I’ve written only briefly about my 14 year old son, CT (Cool Teen) being Autistic. I also have written briefly about homeschooling him. Homeschooling any child can be a challenge, but an autistic child means you must be resourceful. I have a pretty funny story to tell about homeschooling CT.

Last year, at the beginning of CT’s 7th Grade year, he read excerpts in his Literature book from the novels, “The Call of the Wild,” “White Fang,” and “Flowers for Algernon.” When CT gets it in his mind he wants to do something, it can be hard to persuade him to do something else. Well CT decided he wanted to read all three novels. Let’s forget the money spent on all his school books, including the reading books we have him read each year. He wanted to read them now!

So, I made him a deal. I felt the books were important enough that I wanted to make sure he read them in a classroom setting. That way, if he had any questions, they could be discussed. CT is very literal so sometimes, figurative literature concepts confuse him. While he reads a lot of books (like the Pendragon series), in his free time, I had already planned to allow him to read two of the three books in 8th Grade, anyway, so I switched some books around on the list and added the third.

The 7th Grade year was long during reading class. The first book (okay, all the books) he read, he didn’t want to read. Our conversation went something like this:

CT: “Anne of Green Gables?” I don’t want to read this! I want to read “Flowers for Algernon!”

Me: You can’t this year. Remember? You’re scheduled to read them in 8th Grade.

CT: But I want to read “The Call of the Wild” or “White Fang” first!

Me: I know. I already bought, “Anne of Green Gables” for this year. Remember? You helped your mother and I make the list of books.

CT: I know, but I want to change it.

Me: Okay, well we can’t today. Read this and I’ll see what we can do.

So, CT read “Anne of Green Gables,” and really ended up liking it. He now has it as a part of his book collection. The next few books, the same thing happened.

CT: Where’s “Flowers for Algernon?” I want to read “Flowers for Algernon!” Don’t you know I read an excerpt of it and I really liked it?

Me: Yes, CT. I remember. In fact, I made “Flowers for Algernon” the first book you’ll read in 8th Grade. Today we have to read “A Wrinkle in Time.”

CT: I don’t want to read that! You could have at least got me “White Fang.”

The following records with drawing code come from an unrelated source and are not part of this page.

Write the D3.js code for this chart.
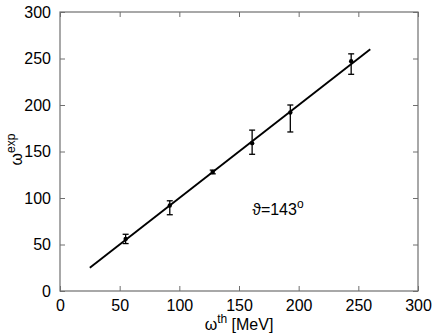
<!DOCTYPE html>
<html>
<head>
<meta charset="utf-8">
<script src="https://cdn.jsdelivr.net/npm/d3@7"></script>
<style>
  body { margin: 0; background: #fff; }
  svg { font-family: "Liberation Sans", Arial, sans-serif; }
  .tick text { font-size: 16px; fill: #000; }
</style>
</head>
<body>
<svg id="chart" width="436" height="334"></svg>
<script>

var omegaTh   = [55, 92, 128, 161, 193, 244];
var omegaExp  = [56, 92, 128, 159, 192, 247];
var errUp     = [5, 5, 2, 14, 8, 8];
var errDown   = [5, 10, 2, 12, 21, 14];
var lineX     = [25, 260];
var tickVals  = [0, 50, 100, 150, 200, 250, 300];

var svg = d3.select('#chart'),
    margin = { top: 12, right: 18, bottom: 43, left: 60 },
    width = 436 - margin.left - margin.right,
    height = 334 - margin.top - margin.bottom,
    x = d3.scaleLinear().domain([0, 300]).range([0, width]),
    y = d3.scaleLinear().domain([0, 300]).range([height, 0]),
    chart = svg.append('g')
        .attr('transform', 'translate(' + margin.left + ',' + margin.top + ')');

var axisColor = '#6f6f6f';

// matlab style frame: ticks pointing inward on all four sides
function styleAxis(g) {
  g.select('.domain').remove();
  g.selectAll('.tick line').attr('stroke', axisColor);
}

chart.append('g')
    .attr('transform', 'translate(0,' + height + ')')
    .call(d3.axisBottom(x).tickValues(tickVals).tickSizeInner(-5).tickSizeOuter(0).tickPadding(9))
    .call(styleAxis);

chart.append('g')
    .call(d3.axisTop(x).tickValues(tickVals).tickSizeInner(-5).tickSizeOuter(0).tickFormat(''))
    .call(styleAxis);

chart.append('g')
    .call(d3.axisLeft(y).tickValues(tickVals).tickSizeInner(-5).tickSizeOuter(0).tickPadding(9))
    .call(styleAxis);

chart.append('g')
    .attr('transform', 'translate(' + width + ',0)')
    .call(d3.axisRight(y).tickValues(tickVals).tickSizeInner(-5).tickSizeOuter(0).tickFormat(''))
    .call(styleAxis);

chart.selectAll('.tick text').attr('font-size', 16);

chart.append('rect')
    .attr('x', 0)
    .attr('y', 0)
    .attr('width', width)
    .attr('height', height)
    .attr('fill', 'none')
    .attr('stroke', axisColor)
    .attr('stroke-width', 1.2);

// theory line omega_exp = omega_th
var lineFunction = d3.line()
    .x(function(d) { return x(d); })
    .y(function(d) { return y(d); });

chart.append('path')
    .attr('d', lineFunction(lineX))
    .attr('stroke', '#000')
    .attr('stroke-width', 1.9)
    .attr('fill', 'none');

// error bars
var pts = omegaTh.map(function(d, i) {
  return { x: d, y: omegaExp[i], hi: omegaExp[i] + errUp[i], lo: omegaExp[i] - errDown[i] };
});

var bars = chart.selectAll('.err').data(pts).enter().append('g').attr('class', 'err');

bars.append('line')
    .attr('x1', function(d) { return x(d.x); })
    .attr('x2', function(d) { return x(d.x); })
    .attr('y1', function(d) { return y(d.hi); })
    .attr('y2', function(d) { return y(d.lo); })
    .attr('stroke', '#000')
    .attr('stroke-width', 1.3);

['hi', 'lo'].forEach(function(k) {
  bars.append('line')
      .attr('x1', function(d) { return x(d.x) - 3; })
      .attr('x2', function(d) { return x(d.x) + 3; })
      .attr('y1', function(d) { return y(d[k]); })
      .attr('y2', function(d) { return y(d[k]); })
      .attr('stroke', '#000')
      .attr('stroke-width', 1.3);
});

bars.append('circle')
    .attr('cx', function(d) { return x(d.x); })
    .attr('cy', function(d) { return y(d.y); })
    .attr('r', 2.2)
    .attr('fill', '#000');

// annotation
var ann = chart.append('text')
    .attr('x', x(161))
    .attr('y', y(82))
    .attr('font-size', 16)
    .attr('fill', '#000');
ann.append('tspan').text('\u03d1=143');
ann.append('tspan').attr('dy', -7).attr('font-size', 12).text('o');

// axis labels
var xl = svg.append('text')
    .attr('x', margin.left + width / 2)
    .attr('y', 330)
    .attr('text-anchor', 'middle')
    .attr('font-size', 16)
    .attr('fill', '#000');
xl.append('tspan').text('\u03c9');
xl.append('tspan').attr('dy', -7).attr('font-size', 12).text('th');
xl.append('tspan').attr('dy', 7).text(' [MeV]');

var yl = svg.append('text')
    .attr('transform', 'translate(22,' + (margin.top + height / 2 - 2) + ') rotate(-90)')
    .attr('text-anchor', 'middle')
    .attr('font-size', 16)
    .attr('fill', '#000');
yl.append('tspan').text('\u03c9');
yl.append('tspan').attr('dy', -7).attr('font-size', 12).text('exp');

</script>
</body>
</html>
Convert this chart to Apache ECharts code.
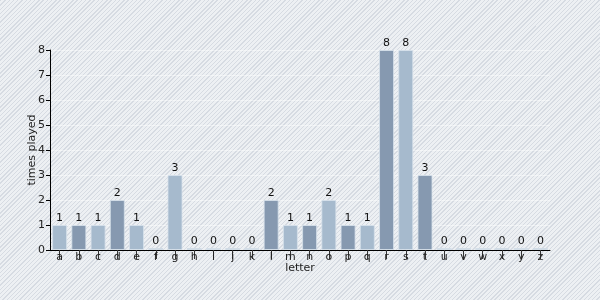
<!DOCTYPE html>
<html><head><meta charset="utf-8">
<script src="https://cdn.jsdelivr.net/npm/echarts@6/dist/echarts.min.js"></script>
<style>
html,body{margin:0;padding:0;}
#c{width:600px;height:300px;background-color:#eceff3;
background-image:repeating-linear-gradient(-45deg,#edf0f3 0px,#edf0f3 2px,#d6dbe2 2px,#d6dbe2 3px);}
</style></head>
<body><div id="c"></div>
<script>
const letters = ['a','b','c','d','e','f','g','h','i','j','k','l','m','n','o','p','q','r','s','t','u','v','w','x','y','z'];
const timesPlayed = [1,1,1,2,1,0,3,0,0,0,0,2,1,1,2,1,1,8,8,3,0,0,0,0,0,0];
const yTicks = [0,1,2,3,4,5,6,7,8];
const lightColor = '#a6bacd';
const darkColor = '#8699b0';

const chart = echarts.init(document.getElementById('c'), null, {renderer:'canvas'});
const font = 'DejaVu Sans';
chart.setOption({
  backgroundColor: 'transparent',
  animation: false,
  grid: {left: 50, right: 50, top: 50, bottom: 50},
  xAxis: {
    type: 'category', data: letters,
    name: 'letter', nameLocation: 'middle', nameGap: 13, nameMoveOverlap: false,
    nameTextStyle: {color: '#222', fontFamily: font, fontSize: 11},
    axisLine: {lineStyle: {color: '#000', width: 1}},
    axisTick: {show: true, alignWithLabel: true, length: 9, lineStyle: {color: '#333'}},
    axisLabel: {color: '#222', fontFamily: font, fontSize: 11, margin: 2},
    splitLine: {show: false}
  },
  yAxis: {
    type: 'value', min: yTicks[0], max: yTicks[yTicks.length-1], interval: 1,
    name: 'times played', nameLocation: 'middle', nameGap: 12, nameRotate: 90, nameMoveOverlap: false,
    nameTextStyle: {color: '#222', fontFamily: font, fontSize: 11},
    axisLine: {show: true, lineStyle: {color: '#000', width: 1}},
    axisTick: {show: true, length: 4, lineStyle: {color: '#000'}},
    axisLabel: {color: '#222', fontFamily: font, fontSize: 11, margin: 5},
    splitLine: {show: true, lineStyle: {color: 'rgba(255,255,255,0.45)', width: 1}}
  },
  series: [{
    type: 'bar',
    data: timesPlayed.map((v,i)=>({value:v, itemStyle:{color: i%2===0 ? lightColor : darkColor}})),
    barWidth: 15,
    barMinHeight: 2,
    itemStyle: {borderColor: 'rgba(215,225,235,0.8)', borderWidth: 1},
    label: {show: true, position: 'top', distance: 1, color: '#111', fontFamily: font, fontSize: 11}
  }]
});
</script></body></html>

Me: Well try this first. I think you’ll like it.

So, CT read “A Wrinkle in Time” and he really liked it. He liked it so much he requested the sequel books as a part of his summer reading program. It took no prodding to get him to read those books!

So, then the next book he read was of historical importance and connected to the chapter he was studying in his Social Studies/History class.

CT: Why do I have to read “Anne Frank: The Diary of a Young Girl?” Don’t you know it’s time to read “Flowers for Algernon?”

Ashtyn: This is my very favorite book, CT. Won’t you read it for me?

CT: No. I want to read the books I read excerpts from. C’mon! Get me those books!

Ashtyn: We will. It’s almost the end of the school year now. You’ll get to read all three stories next year.

CT: I want to read them now!

CT read Anne Frank’s diary and he thought it was a good story, although he did struggle with some of the concepts in the book.

That brings us to his 8th Grade year. He spent the WHOLE summer talking about how he wanted to read “Flowers for Algernon”, so I thought it’d be easy to get him to read the book come September.

I will admit, he didn’t argue much, at all, about reading the book. The first few days he read, he was into it hardcore. As the book went on, his interest waned occasionally, but by the end, he was back in it again.

That brings me to “The Call of the Wild” and “White Fang.” CT is supposed to begin homeschool tomorrow. Due to some issues with not wanting to listen or find himself something to occupy his time, we decided to start some of his schoolwork this weekend. I thought giving him “The Call of the Wild” to read would be a fun way to begin the new year. He’d only been asking to read it for an entire year.

Well, yesterday the conversation went something like this.

Ashtyn: Come on CT. Time to start school. You need to read “The Call of the Wild” pg. 1-43.

CT: Oh. I don’t want to read that.

Me: Seriously?!

CT: Nope

Ashtyn: Why not?

CT: Because I don’t want to.

Me: Oh my God. You’ve been BEGGING to read this book since last year.

CT: No, I haven’t.

Me: You haven’t?

CT: Nope.

Ashtyn: Yes, you have!

CT: I don’t remember this. Can you prove this?

Me: Arrrrrrrggggghhhhh. (Perhaps there was some swearing in here, or perhaps not. I’m not admitting to anything!)

The moral of the story? If your autistic teen says they want to read something, consider letting them read it that year. Otherwise, don’t take them at their word, because they’re bound to change their mind once you get the book in their hands!

We have had quite a chuckle about the irony of all of this!